In the post-WW-II era, the Soviet Union intensified its expansionism in Eastern Europe in a bid to spread communism all across the globe. This led to a continuous rift between the two power poles with each trying to contain the other. The capitalist’s motive – to increase world trade to achieve economic growth and promote democracy and free enterprise to make the world more free, stable, and peaceful – appeared to be more appealing to most countries than the communist motive which believed in none of these ideas. 

In 1979, the USSR invaded Afghanistan which raised grave concerns for the West as the country was acting as a buffer against Russian encroachment. With the invasion of Afghanistan, it was feared that Russia not only could take control of India and other South Asian countries but also take hold of very important routes of maritime trade. 

Compelled by the Soviet expansionist moves, the US jumped into the Afghan war and started supporting Afghan Mujahideen with the help of Saudi Arabia and Pakistan. As a result, the USSR lost the Afghan war in 1989 and collapsed in 1991 due to a heavy economic loss caused by the long-lasting war. 

The US is still clearing up the mess created due to the Afghan invasion by Russia in the late 1970s. America supported Afghan refugees to settle down in other parts of the world, after intervening in Afghanistan to defeat the Taliban that was launched to fight the proxy war against the Soviets. 

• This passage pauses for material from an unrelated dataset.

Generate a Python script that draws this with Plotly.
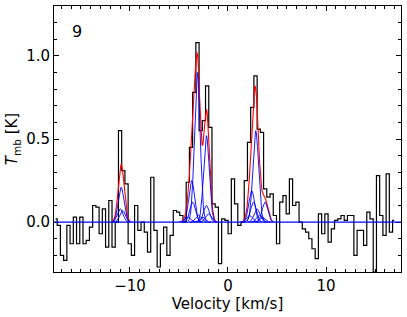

Russia has been repeating the same mistakes over and over again, and its decision to attack Ukraine in February 2022 is a continuity of these blunders. On the other hand, the US has always been coming forth to aid the world against the expansionist agenda of the Russians. History offers a comprehensive lesson to the nations to help them decide to support which ideology – the soviet expansionist communism or capitalism which undoubtedly is a driver of prosperity, innovation, and freedom.